Saved entries:
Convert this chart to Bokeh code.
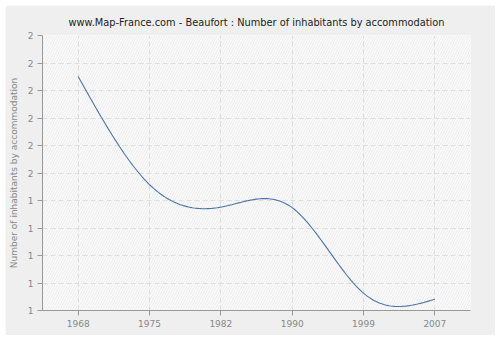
import numpy as np
from bokeh.plotting import figure
from bokeh.models import Range1d, FixedTicker, PrintfTickFormatter, BoxAnnotation
from bokeh.embed import file_html
from bokeh.resources import INLINE

years = ["1968", "1975", "1982", "1990", "1999", "2007"]
values = [1.851, 1.458, 1.376, 1.374, 1.063, 1.041]
y_ticks = [1.0, 1.1, 1.2, 1.3, 1.4, 1.5, 1.6, 1.7, 1.8, 1.9, 2.0]

# smooth rendering of the line (natural cubic spline through the data points)
xs = np.arange(len(values), dtype=float)
ys = np.array(values, dtype=float)
n = len(xs)
A = np.zeros((n, n))
b = np.zeros(n)
A[0, 0] = 1
A[-1, -1] = 1
for i in range(1, n - 1):
    A[i, i - 1] = 1
    A[i, i] = 4
    A[i, i + 1] = 1
    b[i] = 6 * (ys[i + 1] - 2 * ys[i] + ys[i - 1])
M = np.linalg.solve(A, b)
cx, cy = [], []
for i in range(n - 1):
    t = np.linspace(0, 1, 40, endpoint=(i == n - 2))
    a = 1 - t
    seg = a * ys[i] + t * ys[i + 1] + ((a ** 3 - a) * M[i] + (t ** 3 - t) * M[i + 1]) / 6
    cx.extend(list(xs[i] + t))
    cy.extend(list(seg))

p = figure(width=490, height=330, output_backend="svg", toolbar_location=None,
           x_range=Range1d(-0.5, len(years) - 0.5), y_range=Range1d(1.0, 2.0),
           min_border_left=36, min_border_right=25, min_border_top=30, min_border_bottom=25)
p.margin = (5, 5, 5, 5)
p.border_fill_color = "#efefef"
p.background_fill_color = "#fbfbfb"
p.outline_line_color = None

p.add_layout(BoxAnnotation(fill_color="#fbfbfb", fill_alpha=1.0, line_color=None,
                           hatch_pattern="right_diagonal_line", hatch_color="#ececec",
                           hatch_scale=5, hatch_weight=1, level="image"))

p.title.text = "www.Map-France.com - Beaufort : Number of inhabitants by accommodation"
p.title.align = "center"
p.title.text_font = "DejaVu Sans"
p.title.text_font_size = "9.8px"
p.title.text_font_style = "normal"
p.title.text_color = "#222222"
p.title.standoff = 16

p.xaxis.ticker = FixedTicker(ticks=list(range(len(years))))
p.xaxis.major_label_overrides = {i: y for i, y in enumerate(years)}
p.yaxis.ticker = FixedTicker(ticks=y_ticks)
p.yaxis.formatter = PrintfTickFormatter(format="%.0f")
p.yaxis.axis_label = "Number of inhabitants by accommodation"

for ax in (p.xaxis[0], p.yaxis[0]):
    ax.axis_line_color = "#999999"
    ax.major_tick_line_color = "#999999"
    ax.minor_tick_line_color = None
    ax.major_tick_in = 0
    ax.major_tick_out = 5
    ax.major_label_text_font = "DejaVu Sans"
    ax.major_label_text_font_size = "9px"
    ax.major_label_text_color = "#888888"
    ax.axis_label_text_font = "DejaVu Sans"
    ax.axis_label_text_font_size = "9px"
    ax.axis_label_text_font_style = "normal"
    ax.axis_label_text_color = "#888888"
    ax.major_label_standoff = 4

p.yaxis.axis_label_standoff = 6

p.xgrid.grid_line_color = "#dedede"
p.xgrid.grid_line_dash = "5 3"
p.ygrid.grid_line_color = "#dedede"
p.ygrid.grid_line_dash = "5 3"

p.line(cx, cy, line_color="#4a74aa", line_width=1.1)

open("out.html", "w").write(file_html(p, INLINE))
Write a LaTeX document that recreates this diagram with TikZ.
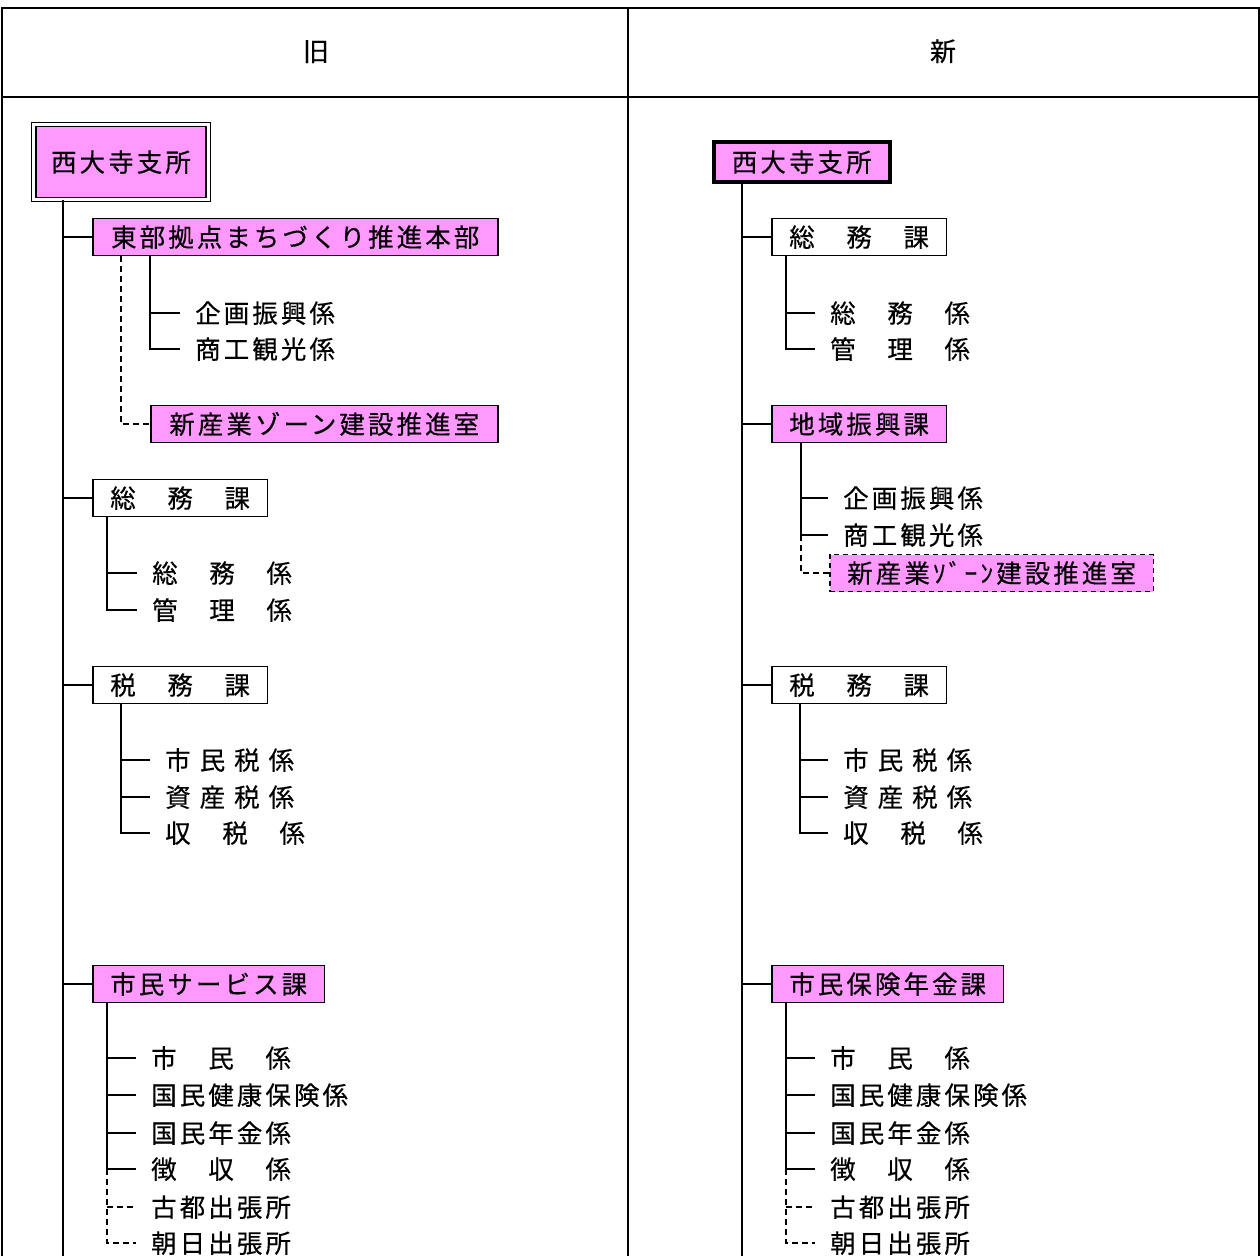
\documentclass[tikz,border=0pt]{standalone}
\usepackage{fontspec}
\setmainfont[FakeBold=0.4,LetterSpace=12]{Noto Sans CJK JP}
\definecolor{kapink}{RGB}{255,153,255}
\newcommand\kagap{\hspace{9pt}}
\tikzset{
  kabox/.style={draw, line width=1.5pt, anchor=west, inner xsep=17.5pt, inner ysep=0pt,
    minimum height=37pt, text height=22.5pt, text depth=3pt,
    font=\fontsize{25.5}{28}\selectfont},
  pinkbox/.style={kabox, fill=kapink},
  kakari/.style={anchor=west, inner xsep=15pt, inner ysep=0pt,
    text height=22.5pt, text depth=3pt, font=\fontsize{25.5}{28}\selectfont},
  frame/.style={line width=2pt},
  solidline/.style={line width=1.6pt},
  dashline/.style={line width=1.6pt, dash pattern=on 6pt off 4pt}
}
\begin{document}
\begin{tikzpicture}[x=1pt,y=-1pt]
\useasboundingbox (0,0) rectangle (1260,1256);
% table frame
\draw[frame] (1.5,1256) -- (1.5,8) -- (1258.5,8) -- (1258.5,1256);
\draw[frame] (1.5,97) -- (1258.5,97);
\draw[frame] (628,8) -- (628,1256);
\node[font=\fontsize{26}{28}\selectfont, text height=23pt, text depth=3pt] (kyu) at (316,51) {旧};
\node[font=\fontsize{26}{28}\selectfont, text height=23pt, text depth=3pt] (shin) at (943,51) {新};

% ---- old ----
\node[pinkbox, anchor=center, double, double distance=3.5pt, line width=1.2pt,
  minimum width=174pt, minimum height=75pt] (Lhonsho) at (121,162) {西大寺支所};
\coordinate (Ltrunk) at (63,1256);
\draw[solidline] (Lhonsho.south -| Ltrunk) -- (Ltrunk);

\node[pinkbox, minimum width=405pt] (Lhonbu) at (92,237) {東部拠点まちづくり推進本部};
\node[kakari] (Lkikaku) at (180,313) {企画振興係};
\node[kakari] (Lshoko) at (180,349) {商工観光係};
\node[pinkbox, minimum width=347pt] (Lzone) at (150,424) {新産業ゾーン建設推進室};
\coordinate (Lhonbu-t) at ([xshift=58pt]Lhonbu.south west);
\coordinate (Lhonbu-d) at ([xshift=29pt]Lhonbu.south west);
\draw[solidline] (Lhonbu.west -| Ltrunk) -- (Lhonbu.west);
\draw[solidline] (Lhonbu-t) |- (Lshoko.west);
\draw[solidline] (Lhonbu-t |- Lkikaku.west) -- (Lkikaku.west);
\draw[dashline] (Lhonbu-d) |- (Lzone.west);

\node[kabox] (Lsomu) at (92,498) {総　務　課};
\node[kakari] (Lsomukk) at (137,573) {総　務　係};
\node[kakari] (Lkanri) at (137,610) {管　理　係};
\coordinate (Lsomu-t) at ([xshift=15pt]Lsomu.south west);
\draw[solidline] (Lsomu.west -| Ltrunk) -- (Lsomu.west);
\draw[solidline] (Lsomu-t) |- (Lkanri.west);
\draw[solidline] (Lsomu-t |- Lsomukk.west) -- (Lsomukk.west);

\node[kabox] (Lzeimu) at (92,685) {税　務　課};
\node[kakari] (Lshiminzei) at (150,760) {市\kagap 民\kagap 税\kagap 係};
\node[kakari] (Lshisan) at (150,797) {資\kagap 産\kagap 税\kagap 係};
\node[kakari] (Lshuzei) at (150,833) {収　税　係};
\coordinate (Lzeimu-t) at ([xshift=29pt]Lzeimu.south west);
\draw[solidline] (Lzeimu.west -| Ltrunk) -- (Lzeimu.west);
\draw[solidline] (Lzeimu-t) |- (Lshuzei.west);
\foreach \k in {Lshiminzei,Lshisan}
  \draw[solidline] (Lzeimu-t |- \k.west) -- (\k.west);

\node[pinkbox] (Lservice) at (92,984) {市民サービス課};
\node[kakari] (Lshimin) at (136,1058) {市　民　係};
\node[kakari] (Lkokuho) at (136,1095) {国民健康保険係};
\node[kakari] (Lnenkin) at (136,1133) {国民年金係};
\node[kakari] (Lchoshu) at (136,1169) {徴　収　係};
\node[kakari] (Lkoto) at (136,1207) {古都出張所};
\node[kakari] (Lasahi) at (136,1243) {朝日出張所};
\coordinate (Lservice-t) at ([xshift=15pt]Lservice.south west);
\draw[solidline] (Lservice.west -| Ltrunk) -- (Lservice.west);
\draw[solidline] (Lservice-t) |- (Lchoshu.west);
\foreach \k in {Lshimin,Lkokuho,Lnenkin}
  \draw[solidline] (Lservice-t |- \k.west) -- (\k.west);
\draw[dashline] (Lservice-t |- Lchoshu.west) |- (Lasahi.west);
\draw[dashline] (Lservice-t |- Lkoto.west) -- (Lkoto.west);

% ---- new ----
\node[pinkbox, line width=3.5pt, minimum width=176pt, minimum height=40pt] (Rhonsho) at (712,162) {西大寺支所};
\coordinate (Rtrunk) at (742,1256);
\draw[solidline] (Rhonsho.south -| Rtrunk) -- (Rtrunk);

\node[kabox] (Rsomu) at (771,237) {総　務　課};
\node[kakari] (Rsomukk) at (815,313) {総　務　係};
\node[kakari] (Rkanri) at (815,349) {管　理　係};
\coordinate (Rsomu-t) at ([xshift=15pt]Rsomu.south west);
\draw[solidline] (Rsomu.west -| Rtrunk) -- (Rsomu.west);
\draw[solidline] (Rsomu-t) |- (Rkanri.west);
\draw[solidline] (Rsomu-t |- Rsomukk.west) -- (Rsomukk.west);

\node[pinkbox] (Rshinko) at (771,424) {地域振興課};
\node[kakari] (Rkikaku) at (828,498) {企画振興係};
\node[kakari] (Rshoko) at (828,535) {商工観光係};
\node[pinkbox, dash pattern=on 5pt off 4pt, minimum width=318pt] (Rzone) at (829,573) {新産業ｿﾞｰﾝ建設推進室};
\coordinate (Rshinko-t) at ([xshift=30pt]Rshinko.south west);
\draw[solidline] (Rshinko.west -| Rtrunk) -- (Rshinko.west);
\draw[solidline] (Rshinko-t) |- (Rshoko.west);
\draw[solidline] (Rshinko-t |- Rkikaku.west) -- (Rkikaku.west);
\draw[dashline] (Rshinko-t |- Rshoko.west) |- (Rzone.west);

\node[kabox] (Rzeimu) at (771,685) {税　務　課};
\node[kakari] (Rshiminzei) at (828,760) {市\kagap 民\kagap 税\kagap 係};
\node[kakari] (Rshisan) at (828,797) {資\kagap 産\kagap 税\kagap 係};
\node[kakari] (Rshuzei) at (828,833) {収　税　係};
\coordinate (Rzeimu-t) at ([xshift=29pt]Rzeimu.south west);
\draw[solidline] (Rzeimu.west -| Rtrunk) -- (Rzeimu.west);
\draw[solidline] (Rzeimu-t) |- (Rshuzei.west);
\foreach \k in {Rshiminzei,Rshisan}
  \draw[solidline] (Rzeimu-t |- \k.west) -- (\k.west);

\node[pinkbox] (Rhoken) at (771,984) {市民保険年金課};
\node[kakari] (Rshimin) at (815,1058) {市　民　係};
\node[kakari] (Rkokuho) at (815,1095) {国民健康保険係};
\node[kakari] (Rnenkin) at (815,1133) {国民年金係};
\node[kakari] (Rchoshu) at (815,1169) {徴　収　係};
\node[kakari] (Rkoto) at (815,1207) {古都出張所};
\node[kakari] (Rasahi) at (815,1243) {朝日出張所};
\coordinate (Rhoken-t) at ([xshift=15pt]Rhoken.south west);
\draw[solidline] (Rhoken.west -| Rtrunk) -- (Rhoken.west);
\draw[solidline] (Rhoken-t) |- (Rchoshu.west);
\foreach \k in {Rshimin,Rkokuho,Rnenkin}
  \draw[solidline] (Rhoken-t |- \k.west) -- (\k.west);
\draw[dashline] (Rhoken-t |- Rchoshu.west) |- (Rasahi.west);
\draw[dashline] (Rhoken-t |- Rkoto.west) -- (Rkoto.west);
\end{tikzpicture}
\end{document}
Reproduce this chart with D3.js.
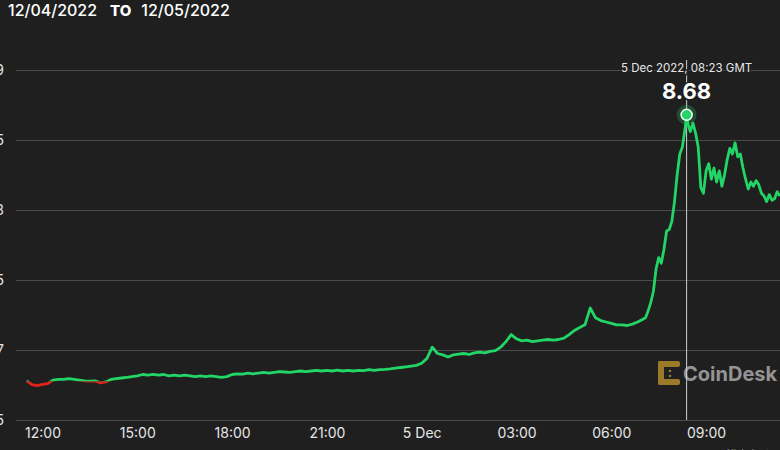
<!DOCTYPE html>
<html><head><meta charset="utf-8">
<script src="https://cdn.jsdelivr.net/npm/d3@7/dist/d3.min.js"></script>
<style>
html,body{margin:0;padding:0;background:#1f1f1f;overflow:hidden;}
svg{display:block;font-family:Inter,"Noto Sans",sans-serif;}
</style></head><body>
<script>
// ---- data ----
const headerFrom = "12/04/2022", headerTo = "12/05/2022", headerSep = "TO";
const times = [
"04T11:30","04T11:40","04T11:50","04T12:00","04T12:10","04T12:20","04T12:30","04T12:40","04T12:50","04T13:00",
"04T13:10","04T13:20","04T13:30","04T13:40","04T13:50","04T14:00","04T14:10","04T14:20","04T14:30","04T14:40",
"04T14:50","04T15:00","04T15:10","04T15:20","04T15:30","04T15:40","04T15:50","04T16:00","04T16:10","04T16:20",
"04T16:30","04T16:40","04T16:50","04T17:00","04T17:10","04T17:20","04T17:30","04T17:40","04T17:50","04T18:00",
"04T18:10","04T18:20","04T18:30","04T18:40","04T18:50","04T19:00","04T19:10","04T19:20","04T19:30","04T19:40",
"04T19:50","04T20:00","04T20:10","04T20:20","04T20:30","04T20:40","04T20:50","04T21:00","04T21:10","04T21:20",
"04T21:30","04T21:40","04T21:50","04T22:00","04T22:10","04T22:20","04T22:30","04T22:40","04T22:50","04T23:00",
"04T23:10","04T23:20","04T23:30","04T23:40","04T23:50",
"05T00:00","05T00:10","05T00:20","05T00:30","05T00:40","05T00:50","05T01:00","05T01:10","05T01:20","05T01:30",
"05T01:40","05T01:50","05T02:00","05T02:10","05T02:20","05T02:30","05T02:40","05T02:50","05T03:00","05T03:10",
"05T03:20","05T03:30","05T03:40","05T03:50","05T04:00","05T04:10","05T04:20","05T04:30","05T04:40","05T04:50",
"05T05:00","05T05:10","05T05:20","05T05:30","05T05:40","05T05:50","05T06:00","05T06:10","05T06:20","05T06:30",
"05T06:40","05T06:50","05T07:00",
"05T07:05","05T07:10","05T07:15","05T07:20","05T07:25","05T07:30","05T07:35","05T07:40","05T07:45","05T07:50",
"05T07:55","05T08:00","05T08:05","05T08:10","05T08:15","05T08:20","05T08:23","05T08:25","05T08:30","05T08:35",
"05T08:40","05T08:45","05T08:50","05T08:55","05T09:00","05T09:05","05T09:10","05T09:15","05T09:20","05T09:25",
"05T09:30","05T09:35","05T09:40","05T09:45","05T09:50","05T09:55","05T10:00","05T10:05","05T10:10","05T10:15",
"05T10:20","05T10:25","05T10:30","05T10:35","05T10:40","05T10:45","05T10:50","05T10:55","05T11:00","05T11:05",
"05T11:10","05T11:15","05T11:20"
];
const prices = [
6.78,6.752,6.745,6.755,6.76,6.785,6.79,6.79,6.795,6.79,
6.785,6.78,6.778,6.78,6.765,6.772,6.79,6.795,6.80,6.805,
6.81,6.815,6.825,6.82,6.826,6.82,6.825,6.815,6.82,6.815,
6.82,6.815,6.81,6.815,6.81,6.815,6.81,6.805,6.81,6.825,
6.83,6.828,6.835,6.83,6.835,6.84,6.835,6.84,6.845,6.843,
6.84,6.845,6.85,6.845,6.85,6.855,6.85,6.855,6.85,6.856,
6.85,6.855,6.85,6.855,6.853,6.86,6.855,6.86,6.862,6.865,
6.87,6.875,6.88,6.885,6.89,
6.905,6.94,7.02,6.975,6.965,6.95,6.965,6.97,6.975,6.968,
6.98,6.985,6.98,6.99,6.995,7.02,7.06,7.11,7.08,7.065,
7.07,7.06,7.065,7.07,7.075,7.07,7.075,7.085,7.11,7.14,
7.16,7.18,7.30,7.23,7.21,7.20,7.19,7.18,7.18,7.175,
7.185,7.20,7.22,
7.23,7.28,7.34,7.42,7.58,7.66,7.62,7.72,7.85,7.86,
7.92,8.06,8.25,8.40,8.45,8.58,8.68,8.62,8.56,8.62,
8.55,8.45,8.16,8.12,8.28,8.33,8.22,8.30,8.20,8.28,
8.17,8.25,8.36,8.44,8.40,8.48,8.38,8.40,8.30,8.22,
8.15,8.20,8.17,8.21,8.18,8.12,8.10,8.06,8.11,8.07,
8.08,8.13,8.10
];
const openThreshold = 6.775;
const yTicks = [6.5, 7, 7.5, 8, 8.5, 9];
const yTickLabels = ["6.5", "7", "7.5", "8", "8.5", "9"];
const tooltipTime = "05T08:23";
const tooltipDateLabel = "5 Dec 2022, 08:23 GMT";
const brandName = "CoinDesk";
const creditText = "Highcharts.com";

// ---- drawing ----
const W = 780, H = 450;
const parse = d3.utcParse("%Y-%m-%dT%H:%M");
const full = t => parse("2022-12-" + t);
const data = times.map((t, i) => ({ t: full(t), v: prices[i] }));

const x = d3.scaleUtc()
  .domain([full("04T12:00"), full("05T09:00")])
  .range([42.5, 42.5 + 21 * 31.6]);
const y = d3.scaleLinear().domain([6.5, 9]).range([420, 70]);

const svg = d3.select("body").append("svg").attr("width", W).attr("height", H);
svg.append("rect").attr("width", W).attr("height", H).attr("fill", "#1f1f1f");

// header
const hdr = svg.append("text").attr("x", 8).attr("y", 15.5)
  .attr("fill", "#ffffff").style("font-size", "16px").style("font-weight", "500");
hdr.append("tspan").text(headerFrom);
hdr.append("tspan").attr("dx", 13).style("font-weight", "800").style("font-size", "15px").text(headerSep);
hdr.append("tspan").attr("dx", 10).text(headerTo);

// gridlines + y labels
const yAxis = d3.axisLeft(y).tickValues(yTicks)
  .tickSize(-(W - 16)).tickFormat((d, i) => yTickLabels[i]).tickPadding(12);
const gy = svg.append("g").attr("transform", "translate(16,0)").call(yAxis);
gy.select(".domain").remove();
gy.selectAll(".tick line").attr("stroke", "#4a4a4a").attr("stroke-width", 1);
gy.selectAll(".tick text").attr("fill", "#e6e6e6").style("font-size", "14px")
  .style("font-family", "Inter,sans-serif");

// x axis labels
const xAxis = d3.axisBottom(x).ticks(d3.utcHour.every(3)).tickSize(0).tickPadding(0)
  .tickFormat(d => d.getUTCHours() === 0 ? d3.utcFormat("%-d %b")(d) : d3.utcFormat("%H:%M")(d));
const gx = svg.append("g").attr("transform", "translate(0,428)").call(xAxis);
gx.select(".domain").remove();
gx.selectAll(".tick text").attr("fill", "#e6e6e6").style("font-size", "14px")
  .style("font-family", "Inter,sans-serif").attr("dy", "0.71em");

// watermark
const wm = svg.append("g").attr("opacity", 0.85);
const lg = wm.append("g").attr("fill", "#b3892c");
lg.append("rect").attr("x", 658).attr("y", 361).attr("width", 6).attr("height", 24).attr("rx", 2);
lg.append("rect").attr("x", 658).attr("y", 361).attr("width", 22).attr("height", 6).attr("rx", 2);
lg.append("rect").attr("x", 658).attr("y", 379).attr("width", 22).attr("height", 6).attr("rx", 2);
lg.append("circle").attr("cx", 670).attr("cy", 371).attr("r", 1.3);
lg.append("circle").attr("cx", 670).attr("cy", 376).attr("r", 1.3);
wm.append("text").attr("x", 683).attr("y", 380.5).attr("fill", "#a9a9a9")
  .style("font-size", "20px").style("font-weight", "700").text(brandName);

// crosshair
const tip = data.find(d => +d.t === +full(tooltipTime));
svg.append("line").attr("x1", x(tip.t)).attr("x2", x(tip.t))
  .attr("y1", 60).attr("y2", 420).attr("stroke", "#cfcfcf").attr("stroke-width", 1);

// series line split by threshold
const line = d3.line().x(d => x(d.t)).y(d => y(d.v));
const yT = y(openThreshold);
const defs = svg.append("defs");
defs.append("clipPath").attr("id", "above").append("rect").attr("x", 0).attr("y", 0).attr("width", W).attr("height", yT);
defs.append("clipPath").attr("id", "below").append("rect").attr("x", 0).attr("y", yT).attr("width", W).attr("height", H - yT);
svg.append("path").datum(data).attr("d", line).attr("fill", "none")
  .attr("stroke", "#23d566").attr("stroke-width", 2.8).attr("stroke-linejoin", "round")
  .attr("clip-path", "url(#above)");
svg.append("path").datum(data).attr("d", line).attr("fill", "none")
  .attr("stroke", "#e3221c").attr("stroke-width", 2.8).attr("stroke-linejoin", "round")
  .attr("clip-path", "url(#below)");

// marker
svg.append("circle").attr("cx", x(tip.t)).attr("cy", y(tip.v)).attr("r", 10)
  .attr("fill", "#23d566").attr("opacity", 0.25);
svg.append("circle").attr("cx", x(tip.t)).attr("cy", y(tip.v)).attr("r", 5.5)
  .attr("fill", "#23d566").attr("stroke", "#ffffff").attr("stroke-width", 1.5);

// tooltip texts
svg.append("text").attr("x", x(tip.t)).attr("y", 72).attr("text-anchor", "middle")
  .attr("fill", "#e6e6e6").attr("stroke", "#1f1f1f").attr("stroke-width", 3)
  .attr("paint-order", "stroke").style("font-size", "11.5px").text(tooltipDateLabel);
svg.append("text").attr("x", x(tip.t)).attr("y", 99).attr("text-anchor", "middle")
  .attr("fill", "#ffffff").attr("stroke", "#1f1f1f").attr("stroke-width", 3)
  .attr("paint-order", "stroke").style("font-size", "22px").style("font-weight", "700")
  .text(d3.format(".2f")(tip.v));

// credit
svg.append("text").attr("x", 727).attr("y", 456).attr("fill", "#999")
  .style("font-size", "9px").text(creditText);
</script>
</body></html>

**Short exercise**
Repeat the listing above from its first line through the line that contains "1.8, 1.9, 2.0]", both included, and nothing more. Drop the pictures.

**Result of this exercise**
Convert this chart to Bokeh code.
import numpy as np
from bokeh.plotting import figure
from bokeh.models import Range1d, FixedTicker, PrintfTickFormatter, BoxAnnotation
from bokeh.embed import file_html
from bokeh.resources import INLINE

years = ["1968", "1975", "1982", "1990", "1999", "2007"]
values = [1.851, 1.458, 1.376, 1.374, 1.063, 1.041]
y_ticks = [1.0, 1.1, 1.2, 1.3, 1.4, 1.5, 1.6, 1.7, 1.8, 1.9, 2.0]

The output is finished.